Brève réflexion sur le mensonge


Par Jean-Luc Baslé – Le 9 juin 2020

Hana Kimura

Une société qui vit dans le mensonge se désagrège dans le temps. Le mensonge est consubstantiel à l’homme. Mais, il ne peut être la règle. Il doit être l’exception. Généralisé, il devient propagande. Qui ment ? L’État, les médias, les universités, les entreprises, les associations, en bref : tout le monde. Pourquoi mentir ? Pour obtenir un avantage indu, éviter une sanction, défendre sa réputation, etc. Nous mentons pour toute sorte de raisons, bonnes et mauvaises. Car le mensonge est parfois utile. Jadis, on parlait de « pieux mensonges » pour en souligner l’utilité dans certaines circonstances, avec un brin d’hypocrisie. Ces derniers temps, à la manière de la calomnie dans l’œuvre de Beaumarchais, le mensonge, de petit vent rasant la terre, a enflé et avancé. Rien ne l’arrête désormais et, sous cette arme redoutable, la vérité est tombée, terrassée. Le mensonge est devenu la règle.
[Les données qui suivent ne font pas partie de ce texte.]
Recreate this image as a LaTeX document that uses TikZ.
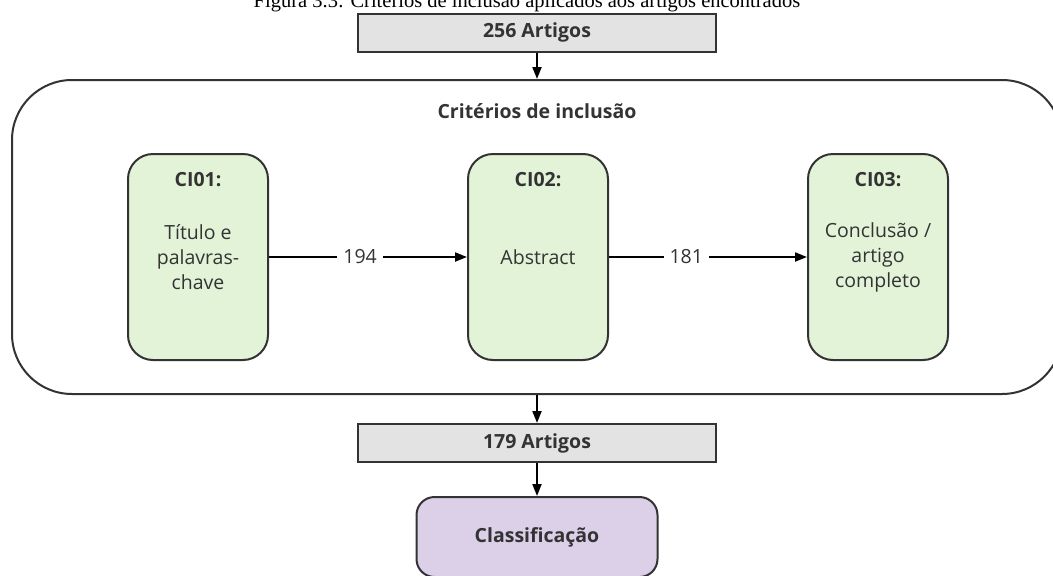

Le mensonge d’État est le plus gros, le plus cynique et le plus dangereux. Il peut tuer des millions d’hommes, comme en Union soviétique, en Chine et en Europe. La France y a eu aussi recours avec des conséquences, fort heureusement, moins désastreuses. Elle en appelle alors à la raison d’état. Qui peut s’opposer à la raison d’état, à la défense de la patrie ? Personne. Un homme aussi intègre que Charles De Gaulle y a eu recours. Mais voilà, cette raison d’état est une notion indéfinie, élastique, malléable à souhait. Entre de mauvaises mains, elle invite le malheur qui subrepticement s’installe.

Dans ce maelstrom qu’est notre société, les médias ont emboîté le pas à l’État. Le quatrième pouvoir devient ainsi complice. Alors qu’il s’est battu au cours des siècles pour maintenir son indépendance, ce pouvoir, ou tout au moins une partie de ce pouvoir, s’est progressivement rallié à l’État, ces dernières décennies. Il s’est installé dans le mensonge ce qui rend difficile la compréhension de notre monde. Les évènements récents en attestent. La pandémie du coronavirus en est un exemple. Et malheur à qui décrit sa vérité. Il est isolé, ostracisé, accusé de complotisme, voire de populisme. Les prudents s’autocensurent.

Les gens mentent aussi. Internet leur a donné une plateforme inespérée pour exprimer leurs frustrations et leur colère, avec parfois des conséquences désastreuses comme le suicide de cette jeune actrice japonaise, Hana Kimura. Ces excès qui doivent être sanctionnés, ne peuvent être instrumentalisés pour justifier l’instauration de la censure – le corollaire de la propagande.

Le mensonge ne voyage pas seul. Il emmène avec lui la méfiance, le soupçon, la fraude, la prévarication et la mort. C’est pourquoi le huitième commandement du Décalogue, hérité du Code d’Hammurabi, enjoint de ne point mentir. Ainsi, aussi loin que l’on puisse remonter dans le temps, l’homme a reconnu la nocivité du mensonge. Il ne peut être un mode de gouvernement. En l’oubliant, nos sociétés occidentales se condamnent.

Jean-Luc Baslé

Ancien directeur de Citigroup New York, auteur de L’Euro survivra-t-il ? (2016) et du livre Le système monétaire international : Défis et perspectives, (1982).